This.
It may be a surprise to discover what “normal” means to car makers.
When it comes to warranty issues, it would be safest to assume “normal” means a car in mint condition with fresh oil and perfect fuel piped into the engine from the refinery lab next door, and running for weeks non-stop on rollers with the cruise control set at 42 mph so the transmission’s in lockup and the RPMs at 1,100, in a computer-chip-fabrication clean room at a consistent 68°F with humidity of 30 per cent. Anything else could be “severe.”
Go by the car’s dashboard oil-change indicator.
I’m in Canada. All figures are changed from metric: I run synthetic motor oil, Mobil 1. Last spring I changed the oil, and 7,250 miles-and-change later, in early winter, the oil-change computer said change the oil. The computer is set up for conventional oil, so I waited until the indicator hit 0-per-cent remaining.
I sent a sample of the old oil to Blackstone Labs, because I wanted to know the difference between the oil-change computer’s commandment that in my car is set for conventional oil and the length I could extend the oil-change interval with synthetic.
Blackstone replied that the oil had so much of its additives remaining and so few contaminants (listed and quantified) that I should be able to extend the next change to the 9,000-mile mark.
However, this winter has been particularly brutal, with –20°F to –35°F for weeks, then months, on end. The oil-change computer is counting down the percentages to the next oil change much, much faster than it did during the summer — it really is severe service — so I’m not going to wait any extra time to change the oil, despite it being synthetic. Any extra mileage I could achieve would be shortened, as well. But by how much? Who knows? Blackstone would, but the lab’s results aren’t instant and cost money.
The oil-change doohickey computes the oil-change interval not by any direct measurement of the oil but by the engine’s temperature over the long term, whether it achieved proper warm-ups, the ambient temperatures, the length of trips and so on (the driver’s manual is in the car, so I’m not going out to read it).

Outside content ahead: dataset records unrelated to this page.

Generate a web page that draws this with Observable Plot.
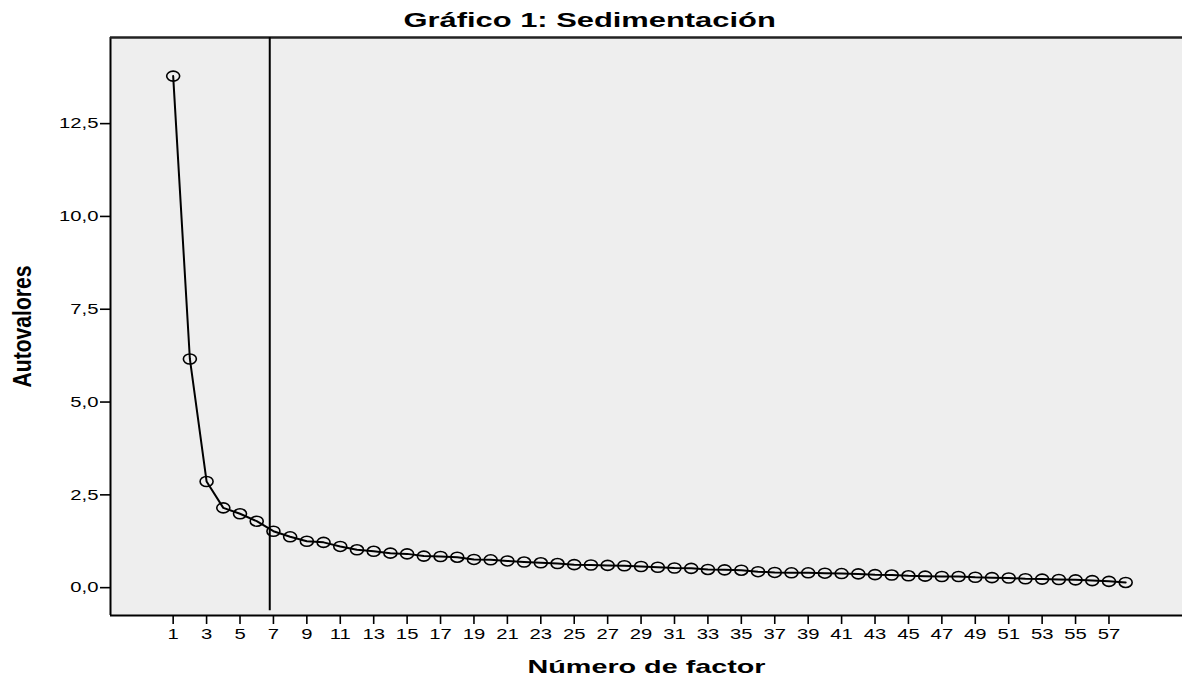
<!DOCTYPE html>
<html><head><meta charset="utf-8">
<script src="https://cdn.jsdelivr.net/npm/d3@7"></script>
<script src="https://cdn.jsdelivr.net/npm/@observablehq/plot@0.6"></script>
<style>
body{margin:0;background:#fff;font-family:"Liberation Sans",Arial,sans-serif;}
#title{height:30px;line-height:30px;text-align:center;width:1182px;font-weight:bold;font-size:21px;color:#000;overflow:visible;}
#title span{display:inline-block;transform:translate(-1px,5px) scaleX(1.47);}
</style></head>
<body>
<div id="title"><span>Gráfico 1: Sedimentación</span></div>
<div id="chart"></div>
<script>
const factors = [1,2,3,4,5,6,7,8,9,10,11,12,13,14,15,16,17,18,19,20,21,22,23,24,25,26,27,28,29,30,31,32,33,34,35,36,37,38,39,40,41,42,43,44,45,46,47,48,49,50,51,52,53,54,55,56,57,58];
const eigenvalues = [13.78,6.16,2.86,2.15,1.99,1.79,1.52,1.37,1.25,1.22,1.11,1.02,0.98,0.93,0.91,0.85,0.84,0.82,0.76,0.75,0.72,0.69,0.67,0.65,0.62,0.61,0.60,0.59,0.57,0.55,0.53,0.52,0.49,0.48,0.47,0.43,0.41,0.40,0.40,0.39,0.38,0.37,0.35,0.34,0.32,0.31,0.30,0.30,0.28,0.27,0.26,0.24,0.23,0.22,0.21,0.19,0.17,0.14];
const xTicks = [1,3,5,7,9,11,13,15,17,19,21,23,25,27,29,31,33,35,37,39,41,43,45,47,49,51,53,55,57];
const yTicks = [0,2.5,5,7.5,10,12.5];
const cutoff = [6.78];
const yLabel = "Autovalores";
const xLabel = "Número de factor";

const data = factors.map((f,i)=>({factor:f, value:eigenvalues[i]}));
const xDomain = [-2.75, 61.4];
const yDomain = [-0.75, 14.82];

const ellipse = {
  draw(ctx, size){
    const r = Math.sqrt(size/Math.PI);
    const rx = r*1.3, ry = r, k = 0.5523;
    ctx.moveTo(rx,0);
    ctx.bezierCurveTo(rx,k*ry,k*rx,ry,0,ry);
    ctx.bezierCurveTo(-k*rx,ry,-rx,k*ry,-rx,0);
    ctx.bezierCurveTo(-rx,-k*ry,-k*rx,-ry,0,-ry);
    ctx.bezierCurveTo(k*rx,-ry,rx,-k*ry,rx,0);
    ctx.closePath();
  }
};

const chart = Plot.plot({
  width:1182, height:647,
  marginLeft:110, marginRight:0, marginTop:7, marginBottom:62,
  x:{domain:xDomain},
  y:{domain:yDomain},
  style:{fontFamily:"'Liberation Sans', Arial, sans-serif", fontSize:"15px", color:"#000", background:"#fff"},
  marks:[
    Plot.frame({fill:"#eeeeee", stroke:null}),
    Plot.axisX({ticks:xTicks, tickFormat:d=>String(d), tickSize:9, tickPadding:4, label:null, strokeWidth:1.6}),
    Plot.axisY({ticks:yTicks, tickFormat:d=>d.toFixed(1).replace(".",","), tickSize:10, tickPadding:2, label:null, strokeWidth:1.6}),
    Plot.ruleX([xDomain[0]], {stroke:"#000", strokeWidth:2}),
    Plot.ruleY([yDomain[0]], {stroke:"#000", strokeWidth:2}),
    Plot.ruleY([yDomain[1]], {stroke:"#222", strokeWidth:2.5}),
    Plot.ruleX(cutoff, {y1:-0.62, y2:yDomain[1], stroke:"#000", strokeWidth:2}),
    Plot.line(data, {x:"factor", y:"value", stroke:"#000", strokeWidth:2}),
    Plot.dot(data, {x:"factor", y:"value", r:5, symbol:ellipse, stroke:"#000", strokeWidth:1.6, fill:"none"}),
    Plot.text([yLabel], {text:d=>d, frameAnchor:"left", textAnchor:"middle", rotate:-90, dx:-88, fontSize:25, fontWeight:"bold"}),
    Plot.text([xLabel], {text:d=>d, frameAnchor:"bottom", dy:57, fontSize:18.5, fontWeight:"bold"})
  ]
});
document.getElementById("chart").appendChild(chart);

chart.querySelectorAll("text").forEach(t=>{
  const s = t.textContent;
  let L;
  if (s === yLabel) L = 122;
  else if (s === xLabel) L = 238;
  else L = t.getComputedTextLength()*1.35;
  t.setAttribute("textLength", L);
  t.setAttribute("lengthAdjust", "spacingAndGlyphs");
});
</script>
</body></html>
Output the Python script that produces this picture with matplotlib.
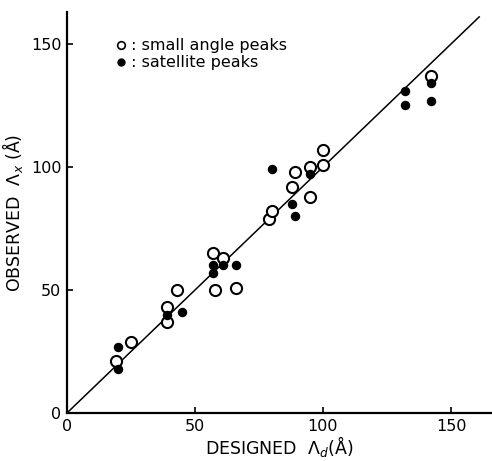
"""
Observed vs designed multilayer period: small angle peaks and satellite peaks.
"""
import matplotlib
matplotlib.use("Agg")
import matplotlib.pyplot as plt

# small angle peaks (open circles): designed, observed
small_x = [19, 25, 39, 39, 43, 57, 58, 61, 66, 79, 80, 88, 89, 95, 95, 100, 100, 142]
small_y = [21, 29, 37, 43, 50, 65, 50, 63, 51, 79, 82, 92, 98, 88, 100, 101, 107, 137]

# satellite peaks (filled circles)
sat_x = [20, 20, 39, 45, 57, 57, 61, 66, 80, 88, 89, 95, 132, 132, 142, 142]
sat_y = [18, 27, 40, 41, 57, 60, 60, 60, 99, 85, 80, 97, 131, 125, 134, 127]

# designed = observed reference line
line_x = [0, 161]
line_y = [0, 161]

x_ticks = [0, 50, 100, 150]
y_ticks = [0, 50, 100, 150]


def main():
    fig = plt.figure(figsize=(4.92, 4.61), dpi=100)
    ax = fig.add_axes([0.136, 0.104, 0.864, 0.87])

    ax.plot(line_x, line_y, color="black", lw=1.1)
    ax.plot(small_x, small_y, "o", mfc="white", mec="black", mew=1.5, ms=8, ls="none")
    ax.plot(sat_x, sat_y, "o", color="black", ms=5.8, ls="none")

    ax.set_xlim(0, 166)
    ax.set_ylim(0, 163)
    for side in ("top", "right"):
        ax.spines[side].set_visible(False)
    for side in ("left", "bottom"):
        ax.spines[side].set_linewidth(1.6)

    ax.set_xticks(x_ticks)
    ax.set_yticks(y_ticks)
    ax.tick_params(direction="in", length=4, width=1.2, labelsize=11.5, pad=4)

    ax.set_xlabel("DESIGNED  $\\Lambda_d$(Å)", fontsize=12.5, labelpad=0)
    ax.set_ylabel("OBSERVED  $\\Lambda_x$ (Å)", fontsize=12.5, labelpad=4)

    # legend drawn as text with markers
    ax.plot([21], [149.5], "o", mfc="white", mec="black", mew=1.2, ms=5.5,
            clip_on=False)
    ax.text(23, 149.5, " : small angle peaks", fontsize=11.5, va="center")
    ax.plot([21], [142.5], "o", color="black", ms=5, clip_on=False)
    ax.text(23, 142.5, " : satellite peaks", fontsize=11.5, va="center")

    fig.savefig("out.png", dpi=100)
    plt.close(fig)


if __name__ == "__main__":
    main()
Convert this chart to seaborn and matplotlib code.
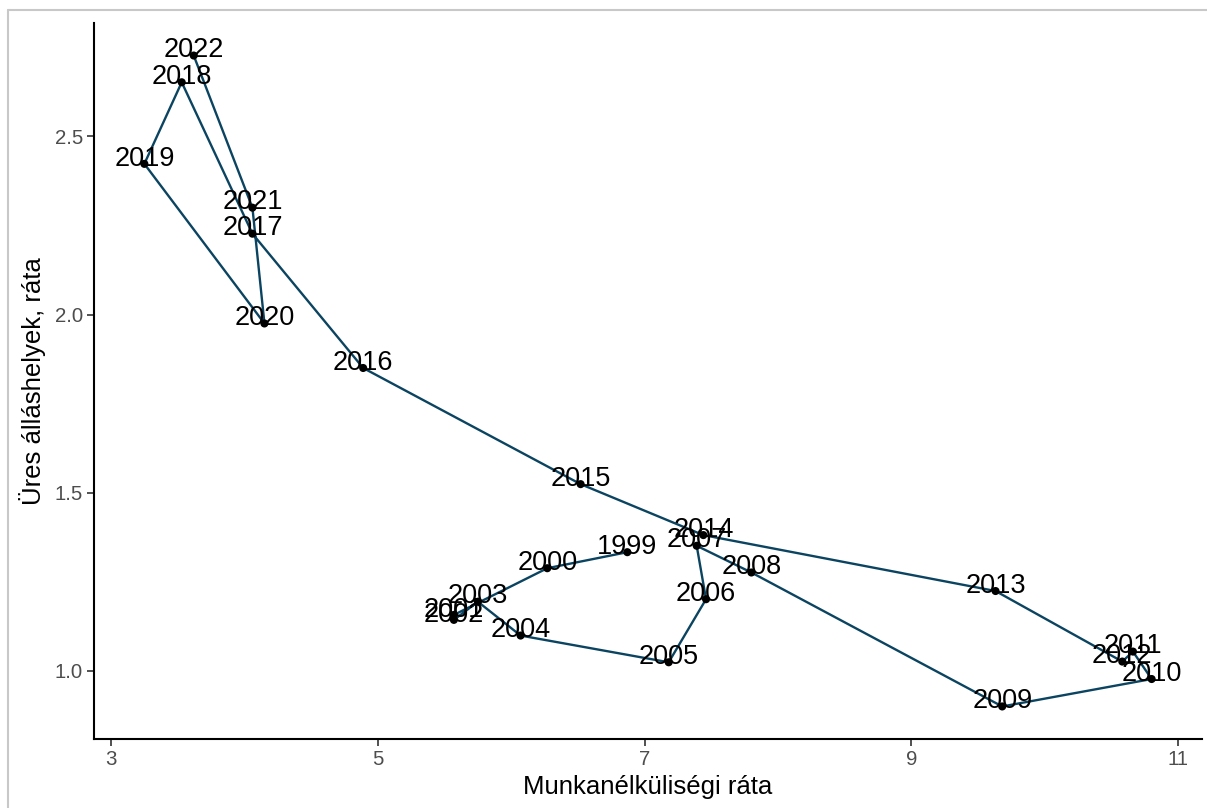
import matplotlib
matplotlib.use("Agg")
import matplotlib.pyplot as plt
from matplotlib.lines import Line2D
import seaborn as sns
import pandas as pd

years = list(range(1999, 2023))
unemployment = [6.87, 6.27, 5.57, 5.57, 5.75, 6.07, 7.18, 7.46, 7.39, 7.80,
                9.68, 10.80, 10.66, 10.58, 9.63, 7.44, 6.52, 4.89, 4.06, 3.53,
                3.25, 4.15, 4.06, 3.62]
vacancy = [1.333, 1.288, 1.157, 1.143, 1.194, 1.099, 1.024, 1.201, 1.351, 1.276,
           0.900, 0.977, 1.054, 1.026, 1.224, 1.381, 1.524, 1.850, 2.227, 2.652,
           2.423, 1.975, 2.300, 2.727]
x_ticks = [3, 5, 7, 9, 11]
y_ticks = [1.0, 1.5, 2.0, 2.5]

df = pd.DataFrame({"year": years, "u": unemployment, "v": vacancy})

sns.set_style("white")
plt.rcParams["font.family"] = ["Liberation Sans", "DejaVu Sans"]

W, H = 1207, 808
fig = plt.figure(figsize=(W / 100, H / 100), dpi=100)
ax = fig.add_axes([94 / W, 1 - 739 / H, (1202 - 94) / W, (739 - 23) / H])

line_col = "#0b4461"
sns.lineplot(data=df, x="u", y="v", sort=False, estimator=None, ax=ax,
             color=line_col, linewidth=1.7)
sns.scatterplot(data=df, x="u", y="v", ax=ax, color="black", s=34,
                edgecolor="none", zorder=3)

for yr, xv, yv in zip(years, unemployment, vacancy):
    ax.annotate(str(yr), (xv, yv), xytext=(0, -1.2), textcoords="offset points",
                ha="center", va="baseline", fontsize=19.5, color="black",
                zorder=4)

ax.margins(x=0.05, y=0.05)
ax.set_xticks(x_ticks)
ax.set_xticklabels([str(t) for t in x_ticks])
ax.set_yticks(y_ticks)
ax.set_yticklabels([f"{t:.1f}" for t in y_ticks])
ax.tick_params(axis="both", which="major", length=5, width=1.2, color="#333333",
               labelsize=14.7, labelcolor="#4d4d4d", pad=3, direction="out",
               bottom=True, left=True)

for side in ["top", "right"]:
    ax.spines[side].set_visible(False)
for side in ["left", "bottom"]:
    ax.spines[side].set_visible(True)
    ax.spines[side].set_color("black")
    ax.spines[side].set_linewidth(1.5)

ax.set_xlabel("Munkanélküliségi ráta", fontsize=18.5, color="black", labelpad=4)
ax.set_ylabel("Üres álláshelyek, ráta", fontsize=18.5, color="black", labelpad=6)
ax.grid(False)

# light frame around the picture (cropped at right and bottom)
fig.add_artist(Line2D([8 / W, 8 / W], [1 - 10 / H, 0], transform=fig.transFigure,
                      color="#c8c8c8", linewidth=1.5))
fig.add_artist(Line2D([8 / W, 1], [1 - 10 / H, 1 - 10 / H], transform=fig.transFigure,
                      color="#c8c8c8", linewidth=1.5))

fig.savefig("out.png", dpi=100, facecolor="white")
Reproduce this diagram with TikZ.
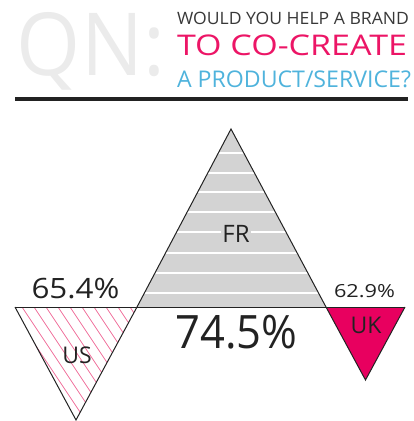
\documentclass[tikz,border=0pt]{standalone}
\usepackage{fontspec}
\usepackage{graphicx}
\setmainfont{Open Sans}
\definecolor{qngray}{HTML}{EBEBEB}
\definecolor{ink}{HTML}{222222}
\definecolor{mag}{HTML}{EC1566}
\definecolor{cyanq}{HTML}{4FB3DC}
\definecolor{frgray}{HTML}{D3D3D3}
\definecolor{ukmag}{HTML}{E8005F}
\definecolor{hatch}{HTML}{F06E9A}
\newcommand{\fsz}[1]{\fontsize{#1}{#1}\selectfont}
\newcommand{\wtext}[3]{\resizebox{#1pt}{\height}{\fsz{#2}#3}}
\tikzset{
  lbl/.style={inner sep=0pt, outer sep=0pt, text=ink},
  edge/.style={draw=ink, line width=1pt, line join=miter},
}
\begin{document}
\begin{tikzpicture}[x=1pt,y=-1pt]
\useasboundingbox (0,0) rectangle (414,421);
% header
\node[lbl, text=qngray, anchor=base west] (qn) at (17,75) {\wtext{148}{87}{QN:}};
\node[lbl, text=ink!90, anchor=base west] (q1) at (177,24.3) {\wtext{232}{17}{WOULD YOU HELP A BRAND}};
\node[lbl, text=mag, anchor=base west] (q2) at (177,55.5) {\wtext{230}{28.5}{TO CO-CREATE}};
\node[lbl, text=cyanq, anchor=base west] (q3) at (177,87.5) {\wtext{234}{23}{A PRODUCT/SERVICE?}};
\fill[ink] (15,97) rectangle (408,100.5);
% FR triangle
\coordinate (frl) at (137,307);
\coordinate (frr) at (326,307);
\coordinate (fra) at (231,129);
\fill[frgray] (frl) -- (fra) -- (frr) -- cycle;
\begin{scope}
\clip (frl) -- (fra) -- (frr) -- cycle;
\foreach \y in {153,173,192,212,232,253,273,293}
  \draw[white, line width=1.3pt] (130,\y) -- (330,\y);
\end{scope}
\draw[edge] (frl) -- (fra) -- (frr);
% US triangle
\coordinate (usl) at (15,307);
\coordinate (usr) at (137,307);
\coordinate (usa) at (76,420);
\begin{scope}
\clip (usl) -- (usr) -- (usa) -- cycle;
\foreach \k in {-4,...,14}
  \draw[hatch, line width=0.7pt] (10+12*\k,307) -- ++(100,150);
\end{scope}
\draw[edge] (usl) -- (usa) -- (usr);
% UK triangle
\coordinate (ukl) at (326,307);
\coordinate (ukr) at (405,307);
\coordinate (uka) at (365.5,380);
\fill[ukmag] (ukl) -- (ukr) -- (uka) -- cycle;
\draw[edge] (ukl) -- (uka) -- (ukr);
% base line
\draw[edge] (usl) -- (ukr);
% labels
\node[lbl, fill=frgray, inner sep=1pt] (fr) at (236,233.5) {\fsz{24}FR};
\node[lbl] (us) at (77,355) {\fsz{23}US};
\node[lbl] (uk) at (366,325) {\fsz{23}UK};
\node[lbl, anchor=base] (p65) at (75.5,298) {\wtext{88}{28}{65.4\%}};
\node[lbl, anchor=base] (p62) at (364.5,297.7) {\wtext{61}{18}{62.9\%}};
\node[lbl, anchor=base] (p74) at (236.5,348) {\wtext{122}{46}{74.5\%}};
\end{tikzpicture}
\end{document}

Blackstone’s confirming my guesstimate and the computer’s faster oil-change-countdown rate during this very cold winter give me more confidence that the computer’s oil-change countdown is accurate.
It may be worth mentioning that I don’t use the cheapest oil filters on the shelf.
The forums at bobistheoilguy.com (I am not a member and have nothing to do with it) provides lots of information.